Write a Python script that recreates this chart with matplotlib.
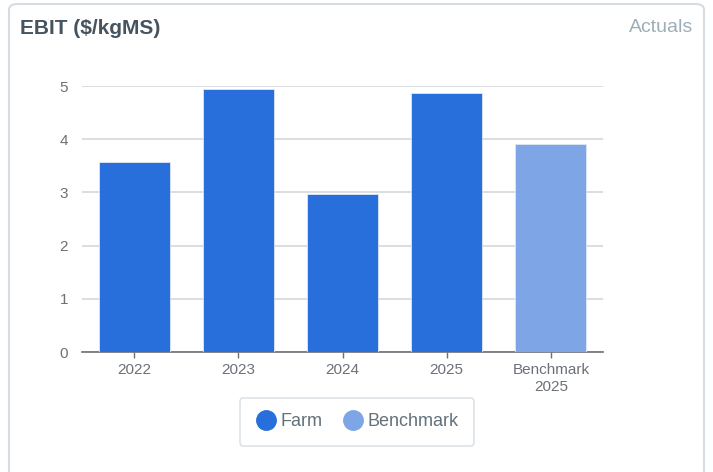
--
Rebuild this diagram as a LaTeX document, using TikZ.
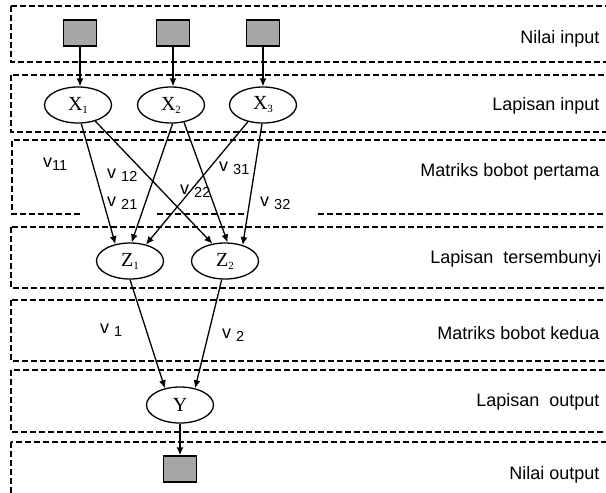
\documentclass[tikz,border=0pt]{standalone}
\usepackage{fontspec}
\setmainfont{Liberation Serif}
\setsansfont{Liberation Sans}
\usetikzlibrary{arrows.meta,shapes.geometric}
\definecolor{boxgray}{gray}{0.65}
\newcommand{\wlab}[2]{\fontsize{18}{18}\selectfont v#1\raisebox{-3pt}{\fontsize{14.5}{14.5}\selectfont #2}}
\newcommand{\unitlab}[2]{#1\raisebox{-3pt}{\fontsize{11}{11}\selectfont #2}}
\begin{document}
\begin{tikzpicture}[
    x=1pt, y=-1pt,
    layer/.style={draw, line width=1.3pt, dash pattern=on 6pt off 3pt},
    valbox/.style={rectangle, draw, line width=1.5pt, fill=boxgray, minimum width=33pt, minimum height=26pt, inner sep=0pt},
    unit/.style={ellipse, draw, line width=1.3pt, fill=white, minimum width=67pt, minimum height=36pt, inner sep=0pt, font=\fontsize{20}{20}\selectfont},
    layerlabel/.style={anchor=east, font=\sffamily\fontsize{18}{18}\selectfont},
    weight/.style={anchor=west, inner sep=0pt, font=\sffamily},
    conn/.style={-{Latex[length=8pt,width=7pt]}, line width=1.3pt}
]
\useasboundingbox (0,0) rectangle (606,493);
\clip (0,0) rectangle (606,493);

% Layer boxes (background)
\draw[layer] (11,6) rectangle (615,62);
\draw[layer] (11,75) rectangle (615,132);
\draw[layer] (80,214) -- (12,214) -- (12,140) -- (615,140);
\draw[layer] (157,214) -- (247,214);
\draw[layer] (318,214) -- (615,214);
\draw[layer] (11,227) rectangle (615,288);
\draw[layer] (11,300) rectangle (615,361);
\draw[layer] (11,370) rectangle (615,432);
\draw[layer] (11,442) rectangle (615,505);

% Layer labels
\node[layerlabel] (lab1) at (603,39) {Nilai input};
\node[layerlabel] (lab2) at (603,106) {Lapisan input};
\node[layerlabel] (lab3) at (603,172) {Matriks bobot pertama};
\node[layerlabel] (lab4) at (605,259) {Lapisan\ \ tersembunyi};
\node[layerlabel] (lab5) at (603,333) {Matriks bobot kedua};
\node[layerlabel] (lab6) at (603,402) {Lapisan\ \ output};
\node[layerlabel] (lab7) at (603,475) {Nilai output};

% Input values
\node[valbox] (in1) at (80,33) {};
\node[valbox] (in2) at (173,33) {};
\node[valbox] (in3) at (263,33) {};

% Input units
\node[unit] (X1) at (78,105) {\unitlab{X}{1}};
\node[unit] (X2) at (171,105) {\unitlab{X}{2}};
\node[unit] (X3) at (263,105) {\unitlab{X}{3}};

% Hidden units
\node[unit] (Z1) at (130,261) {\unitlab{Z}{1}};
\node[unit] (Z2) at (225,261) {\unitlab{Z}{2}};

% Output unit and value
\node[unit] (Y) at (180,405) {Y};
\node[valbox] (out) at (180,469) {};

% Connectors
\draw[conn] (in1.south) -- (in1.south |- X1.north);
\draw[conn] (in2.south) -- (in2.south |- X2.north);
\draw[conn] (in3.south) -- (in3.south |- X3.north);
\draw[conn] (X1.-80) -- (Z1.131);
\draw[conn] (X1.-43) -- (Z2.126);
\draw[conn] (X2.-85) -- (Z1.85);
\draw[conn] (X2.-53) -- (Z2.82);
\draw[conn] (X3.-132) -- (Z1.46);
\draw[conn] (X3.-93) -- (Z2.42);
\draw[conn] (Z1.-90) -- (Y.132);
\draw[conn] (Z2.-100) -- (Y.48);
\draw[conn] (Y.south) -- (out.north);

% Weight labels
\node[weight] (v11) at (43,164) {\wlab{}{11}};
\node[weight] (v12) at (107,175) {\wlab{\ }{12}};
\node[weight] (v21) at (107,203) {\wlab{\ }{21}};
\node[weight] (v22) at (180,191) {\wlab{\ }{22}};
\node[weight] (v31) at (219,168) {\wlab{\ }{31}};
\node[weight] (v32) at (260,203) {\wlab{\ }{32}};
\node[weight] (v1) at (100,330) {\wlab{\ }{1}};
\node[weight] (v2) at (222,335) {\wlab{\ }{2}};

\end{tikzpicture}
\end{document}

• **Challenge**:
Check each line above for the string "this", then copy the ones that have it.

• **Output of the exercise**:
Write a Python script that recreates this chart with matplotlib.
Rebuild this diagram as a LaTeX document, using TikZ.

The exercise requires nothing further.